Me voy primero con el tema de la reserva forestal, que es una extraordinaria figura creada para fortalecer la economía forestal, y la protección de los suelos, las aguas y la biodiversidad. Lo anterior, a pesar de la claridad de su definición, fue un obstáculo durante muchos años para avanzar en la definición de políticas de desarrollo forestal, que permitieran el uso sostenible de los bosques naturales, su restauración, zonificación detallada, generación de institucionalidad adecuada a su administración y manejo, líneas financieras y técnicas que permitieran su sostenibilidad, y más importante aún, la definición de los derechos de las poblaciones que podrían ser usuarias del bosque, dada la característica de la reserva, como baldío inadjudicable. El Acuerdo 058 de la Agencia Nacional de Tierras en el año 2018 definió por primera vez en la historia, un procedimiento para el establecimiento de derechos en las áreas inadjudicables de la reserva, creando un hito histórico que reconocía la doble connotación de la misma: una zona donde se pueden desarrollar actividades encaminadas a la economía forestal, y por el otro, una zona donde pueden otorgarse derechos a las poblaciones residentes, siempre y cuando sus usos del suelo sean compatibles con la vocación forestal de la reserva, así como de su zonificación. Reconocer derechos del suelo, y sacar los baldíos inadjudicables del mercado de tierras, es una forma de garantizar la frontera agropecuaria y conservar los bosques del país.
Los procesos posteriores a este momento han girado en torno a avanzar en formas de reconocimiento de derechos, especialmente de población campesina, en distintas figuras, que pueden ir desde las concesiones forestales campesinas, hasta las reservas campesinas sin sustracción, o los procesos de regularización individual, lo cual ha sido, hasta la fecha, el mecanismo más importante de garantía sobre la conservación de la misma. En ese sentido, las restricciones de uso han sido mucho más claras en las zonas de reserva donde aún quedan importantes áreas boscosas, que en aquellas donde se han dado procesos de deforestación, asentamientos, usos agropecuarios, economías ilícitas, donde en general el Estado colombiano ha invertido en procesos productivos que en su mayoría van en contravía de la normatividad asociada a esa zonificación ambiental. Y esa famosa “confianza legítima” estimulada por la inversión pública gubernamental, es la que ha abierto grandes áreas del país al mercado de tierras, como ha ocurrido en los últimos años en la zona de mayor deforestación del país.
Y es allí donde el asunto se complejiza, pues el dilema que se le viene al Estado es precisamente definir cuáles son los criterios de ponderación para tomar decisiones frente a la inversión pública, y por ende del ordenamiento, con las necesidades de población vulnerables. Y esto aplica también en las áreas protegidas, donde como hemos visto recientemente, la reivindicación de usos de alto impacto y contraproducentes, como es el caso de la minería, o la ganadería, han sido reivindicados por poblaciones locales, que argumentan ser impactadas negativamente en su expectativa de desarrollo por las restricciones ambientales del uso del suelo.

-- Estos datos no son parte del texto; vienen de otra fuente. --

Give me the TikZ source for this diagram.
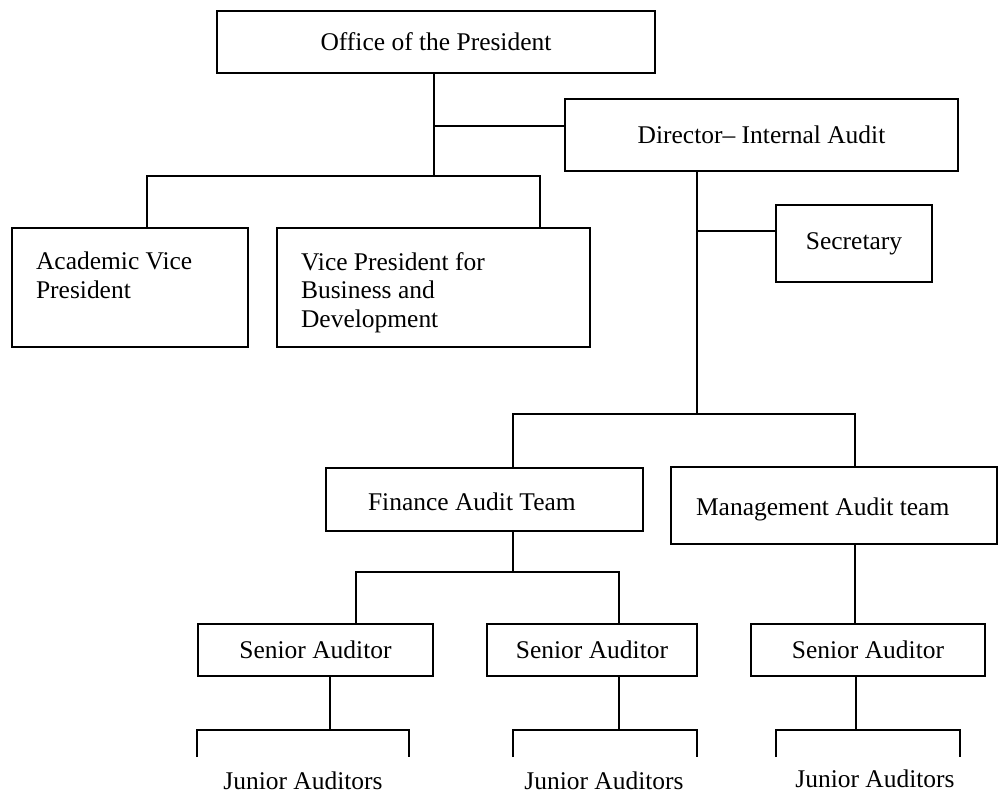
\documentclass[tikz,border=0pt]{standalone}
\usepackage{fontspec}
\setmainfont{Liberation Serif}
\usepackage{tikz}

\begin{document}
\begin{tikzpicture}[
                        x=0.02cm,
                        y=-0.02cm,
                        line width=1.2pt,
                        every node/.style={
                                font=\fontsize{14.5pt}{16.5pt}\selectfont,
                                inner sep=0pt,
                            },
                        box/.style={draw, rectangle},
                        boxtext/.style={anchor=north west, align=left},
                    ]

                    \useasboundingbox (0,0) rectangle (1000,796);

                    \node[box, minimum width=8.76cm, minimum height=1.24cm] (pres) at (436,42) {Office of the President};
                    \node[box, minimum width=7.86cm, minimum height=1.44cm] (dir) at (761.5,135) {Director-- Internal Audit};
                    \node[box, minimum width=4.72cm, minimum height=2.38cm] (avp) at (130,287.5) {};
                    \node[box, minimum width=6.26cm, minimum height=2.38cm] (vpbd) at (433.5,287.5) {};
                    \node[box, minimum width=3.12cm, minimum height=1.54cm] (sec) at (854,243.5) {Secretary};
                    \node[box, minimum width=6.34cm, minimum height=1.26cm] (fin) at (484.5,499.5) {};
                    \node[box, minimum width=6.52cm, minimum height=1.54cm] (mgmt) at (834,505.5) {};
                    \node[box, minimum width=4.70cm, minimum height=1.04cm] (sa1) at (315.5,650) {Senior Auditor};
                    \node[box, minimum width=4.20cm, minimum height=1.04cm] (sa2) at (592,650) {Senior Auditor};
                    \node[box, minimum width=4.68cm, minimum height=1.04cm] (sa3) at (868,650) {Senior Auditor};

                    \node[boxtext] (avp-t) at (35,251) {Academic Vice\\President};
                    \node[boxtext] (vpbd-t) at (300,251) {Vice President for\\Business and\\Development};
                    \node[anchor=west] (fin-t) at (367,502) {Finance Audit Team};
                    \node[anchor=west] (mgmt-t) at (695,509) {Management Audit team};

                    \node (jun1) at (303,781) {Junior Auditors};
                    \node (jun2) at (604,781) {Junior Auditors};
                    \node (jun3) at (875,779) {Junior Auditors};

                    \coordinate (jp) at (434,176);
                    \coordinate (jd) at (434,126);
                    \coordinate (ja) at (147,176);
                    \coordinate (jb) at (540,176);
                    \draw (pres.south -| jp) -- (jp);
                    \draw (jd) -- (jd -| dir.west);
                    \draw (avp.north -| ja) -- (ja) -- (jb) -- (vpbd.north -| jb);

                    \coordinate (jdir) at (697,414);
                    \coordinate (js) at (697,231);
                    \coordinate (jf) at (513,414);
                    \coordinate (jm) at (855,414);
                    \draw (dir.south -| jdir) -- (jdir);
                    \draw (js) -- (js -| sec.west);
                    \draw (fin.north -| jf) -- (jf) -- (jm) -- (mgmt.north -| jm);

                    \coordinate (jfa) at (513,572);
                    \coordinate (js1) at (356,572);
                    \coordinate (js2) at (619,572);
                    \draw (fin.south -| jfa) -- (jfa);
                    \draw (sa1.north -| js1) -- (js1) -- (js2) -- (sa2.north -| js2);
                    \draw (mgmt.south -| jm) -- (sa3.north -| jm);

                    \foreach \n/\c/\l/\r in {sa1/330/197/409, sa2/619/513/697, sa3/856/776/960}{
                            \coordinate (\n-j) at (\c,730);
                            \coordinate (\n-l) at (\l,757);
                            \coordinate (\n-r) at (\r,757);
                            \draw (\n.south -| \n-j) -- (\n-j);
                            \draw (\n-l) |- (\n-j) -| (\n-r);
                        }
                \end{tikzpicture}
\end{document}
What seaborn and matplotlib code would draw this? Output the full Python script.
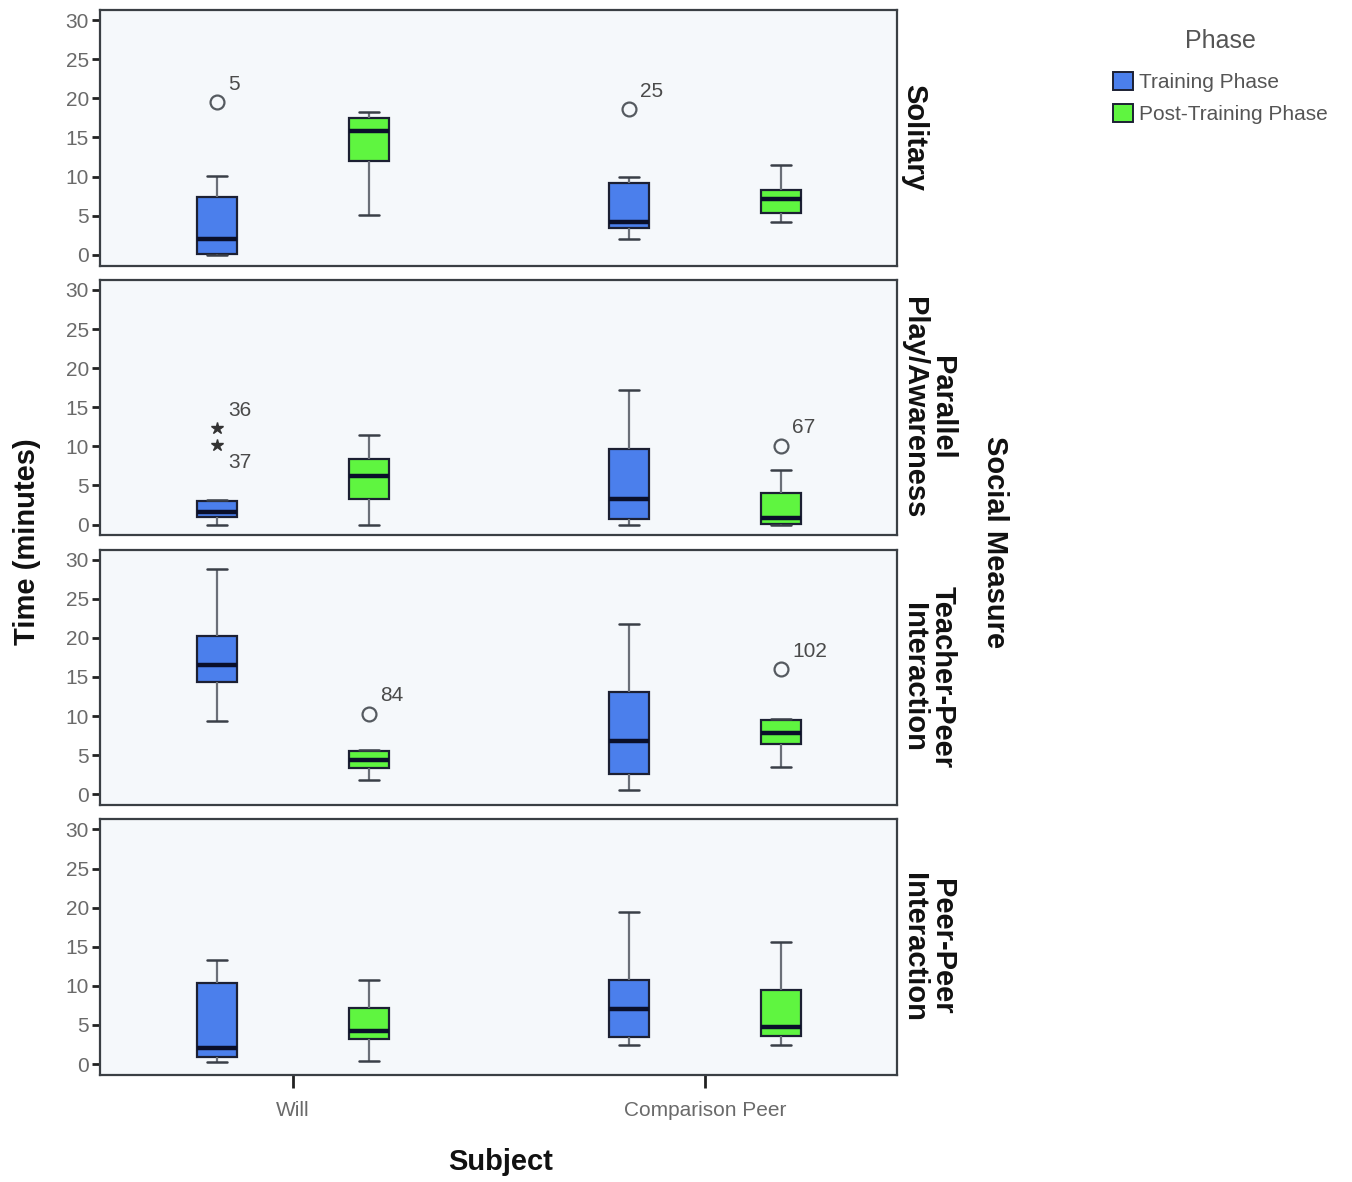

Tremendo reto se viene, si no le damos un debate profundo a esa reconceptualización que se requiere de lo rural, donde lo ambiental hace parte estructural de la misma, donde no todo debe estar orientado a la producción agropecuaria, y en donde la conservación de los bosques y su manejo deben seguir estando en la órbita de la conservación de patrimonio ambiental y cultural de todos los colombianos.